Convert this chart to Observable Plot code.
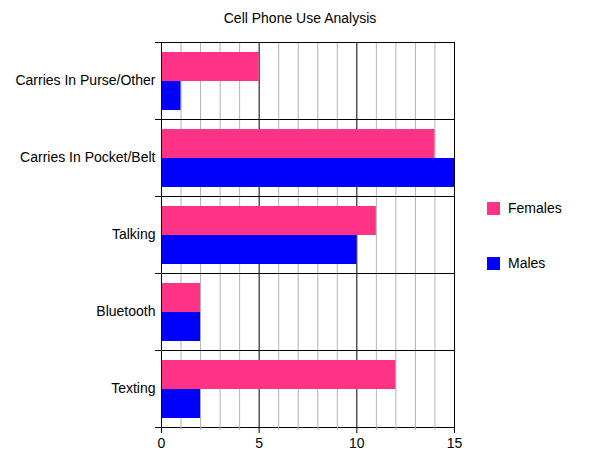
<!DOCTYPE html>
<html>
<head>
<meta charset="utf-8">
<script src="https://cdn.jsdelivr.net/npm/d3@7"></script>
<script src="https://cdn.jsdelivr.net/npm/@observablehq/plot@0.6"></script>
<style>
  html, body { margin: 0; padding: 0; background: white; }
  #wrap { position: relative; width: 600px; height: 463px; font-family: "Liberation Sans", Arial, sans-serif; color: #000; }
  #chart { position: absolute; left: 0; top: 0; }
  #title { position: absolute; left: 0; top: 10px; width: 600px; text-align: center; font-size: 14px; }
  .leg { position: absolute; left: 487px; font-size: 14px; display: flex; align-items: center; }
  .sw { width: 13px; height: 13px; margin-right: 8px; }
</style>
</head>
<body>
<div id="wrap">
  <div id="chart"></div>
  <div id="title"></div>
  <div id="legend"></div>
</div>
<script>
const title = "Cell Phone Use Analysis";
const categories = ["Carries In Purse/Other", "Carries In Pocket/Belt", "Talking", "Bluetooth", "Texting"];
const series = ["Females", "Males"];
const females = [5, 14, 11, 2, 12];
const males = [1, 15, 10, 2, 2];
const colors = ["#ff3385", "#0000ff"];
const xTicks = [0, 5, 10, 15];
const minorTicks = [1, 2, 3, 4, 6, 7, 8, 9, 11, 12, 13, 14];
const majorInner = [5, 10];
const edges = [0, 15];

const data = categories.flatMap((c, i) => [
  {category: c, series: "Females", value: females[i]},
  {category: c, series: "Males", value: males[i]}
]);

const chart = Plot.plot({
  width: 600,
  height: 463,
  marginTop: 40,
  marginBottom: 35,
  marginLeft: 161,
  marginRight: 146,
  style: {fontFamily: "'Liberation Sans', Arial, sans-serif", fontSize: "14px", background: "white", color: "black", overflow: "visible"},
  x: {domain: [0, 15]},
  y: {domain: series, paddingInner: 0, paddingOuter: 0.29},
  fy: {domain: categories, padding: 0},
  color: {domain: series, range: colors},
  marks: [
    Plot.ruleX(minorTicks, {stroke: "#b3b3b3"}),
    Plot.ruleX(majorInner, {stroke: "black"}),
    Plot.barX(data, {fy: "category", y: "series", x: "value", fill: "series"}),
    Plot.ruleX(edges, {stroke: "black"}),
    Plot.frame({anchor: "top", insetLeft: -6, stroke: "black"}),
    Plot.frame({anchor: "bottom", insetLeft: -6, stroke: "black"}),
    Plot.axisFy({anchor: "left", tickSize: 0, tickPadding: 6, fontSize: 14, label: null}),
    Plot.axisX({ticks: minorTicks, tickSize: 3, tickFormat: () => "", stroke: "#b3b3b3", label: null}),
    Plot.axisX({ticks: xTicks, tickSize: 6, tickPadding: 5, fontSize: 14, label: null}),
    Plot.axisY({ticks: [], label: null})
  ]
});
document.getElementById("chart").appendChild(chart);
document.getElementById("title").textContent = title;

const legend = document.getElementById("legend");
const legTops = [201, 256];
series.forEach((s, i) => {
  const row = document.createElement("div");
  row.className = "leg";
  row.style.top = (legTops[i] - 1) + "px";
  const sw = document.createElement("div");
  sw.className = "sw";
  sw.style.background = colors[i];
  const t = document.createElement("span");
  t.textContent = s;
  row.appendChild(sw);
  row.appendChild(t);
  legend.appendChild(row);
});
</script>
</body>
</html>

• PROBLEM TO WORK ON: Except for the pictures, copy the material above exactly.

• RESULT:
Convert this chart to Observable Plot code.
<!DOCTYPE html>
<html>
<head>
<meta charset="utf-8">
<script src="https://cdn.jsdelivr.net/npm/d3@7"></script>
<script src="https://cdn.jsdelivr.net/npm/@observablehq/plot@0.6"></script>
<style>
  html, body { margin: 0; padding: 0; background: white; }
  #wrap { position: relative; width: 600px; height: 463px; font-family: "Liberation Sans", Arial, sans-serif; color: #000; }
  #chart { position: absolute; left: 0; top: 0; }
  #title { position: absolute; left: 0; top: 10px; width: 600px; text-align: center; font-size: 14px; }
  .leg { position: absolute; left: 487px; font-size: 14px; display: flex; align-items: center; }
  .sw { width: 13px; height: 13px; margin-right: 8px; }
</style>
</head>
<body>
<div id="wrap">
  <div id="chart"></div>
  <div id="title"></div>
  <div id="legend"></div>
</div>
<script>
const title = "Cell Phone Use Analysis";
const categories = ["Carries In Purse/Other", "Carries In Pocket/Belt", "Talking", "Bluetooth", "Texting"];
const series = ["Females", "Males"];
const females = [5, 14, 11, 2, 12];
const males = [1, 15, 10, 2, 2];
const colors = ["#ff3385", "#0000ff"];
const xTicks = [0, 5, 10, 15];
const minorTicks = [1, 2, 3, 4, 6, 7, 8, 9, 11, 12, 13, 14];
const majorInner = [5, 10];
const edges = [0, 15];

const data = categories.flatMap((c, i) => [
  {category: c, series: "Females", value: females[i]},
  {category: c, series: "Males", value: males[i]}
]);

const chart = Plot.plot({
  width: 600,
  height: 463,
  marginTop: 40,
  marginBottom: 35,
  marginLeft: 161,
  marginRight: 146,
  style: {fontFamily: "'Liberation Sans', Arial, sans-serif", fontSize: "14px", background: "white", color: "black", overflow: "visible"},
  x: {domain: [0, 15]},
  y: {domain: series, paddingInner: 0, paddingOuter: 0.29},
  fy: {domain: categories, padding: 0},
  color: {domain: series, range: colors},
  marks: [
    Plot.ruleX(minorTicks, {stroke: "#b3b3b3"}),
    Plot.ruleX(majorInner, {stroke: "black"}),
    Plot.barX(data, {fy: "category", y: "series", x: "value", fill: "series"}),
    Plot.ruleX(edges, {stroke: "black"}),
    Plot.frame({anchor: "top", insetLeft: -6, stroke: "black"}),
    Plot.frame({anchor: "bottom", insetLeft: -6, stroke: "black"}),
    Plot.axisFy({anchor: "left", tickSize: 0, tickPadding: 6, fontSize: 14, label: null}),
    Plot.axisX({ticks: minorTicks, tickSize: 3, tickFormat: () => "", stroke: "#b3b3b3", label: null}),
    Plot.axisX({ticks: xTicks, tickSize: 6, tickPadding: 5, fontSize: 14, label: null}),
    Plot.axisY({ticks: [], label: null})
  ]
});
document.getElementById("chart").appendChild(chart);
document.getElementById("title").textContent = title;

const legend = document.getElementById("legend");
const legTops = [201, 256];
series.forEach((s, i) => {
  const row = document.createElement("div");
  row.className = "leg";
  row.style.top = (legTops[i] - 1) + "px";
  const sw = document.createElement("div");
  sw.className = "sw";
  sw.style.background = colors[i];
  const t = document.createElement("span");
  t.textContent = s;
  row.appendChild(sw);
  row.appendChild(t);
  legend.appendChild(row);
});
</script>
</body>
</html>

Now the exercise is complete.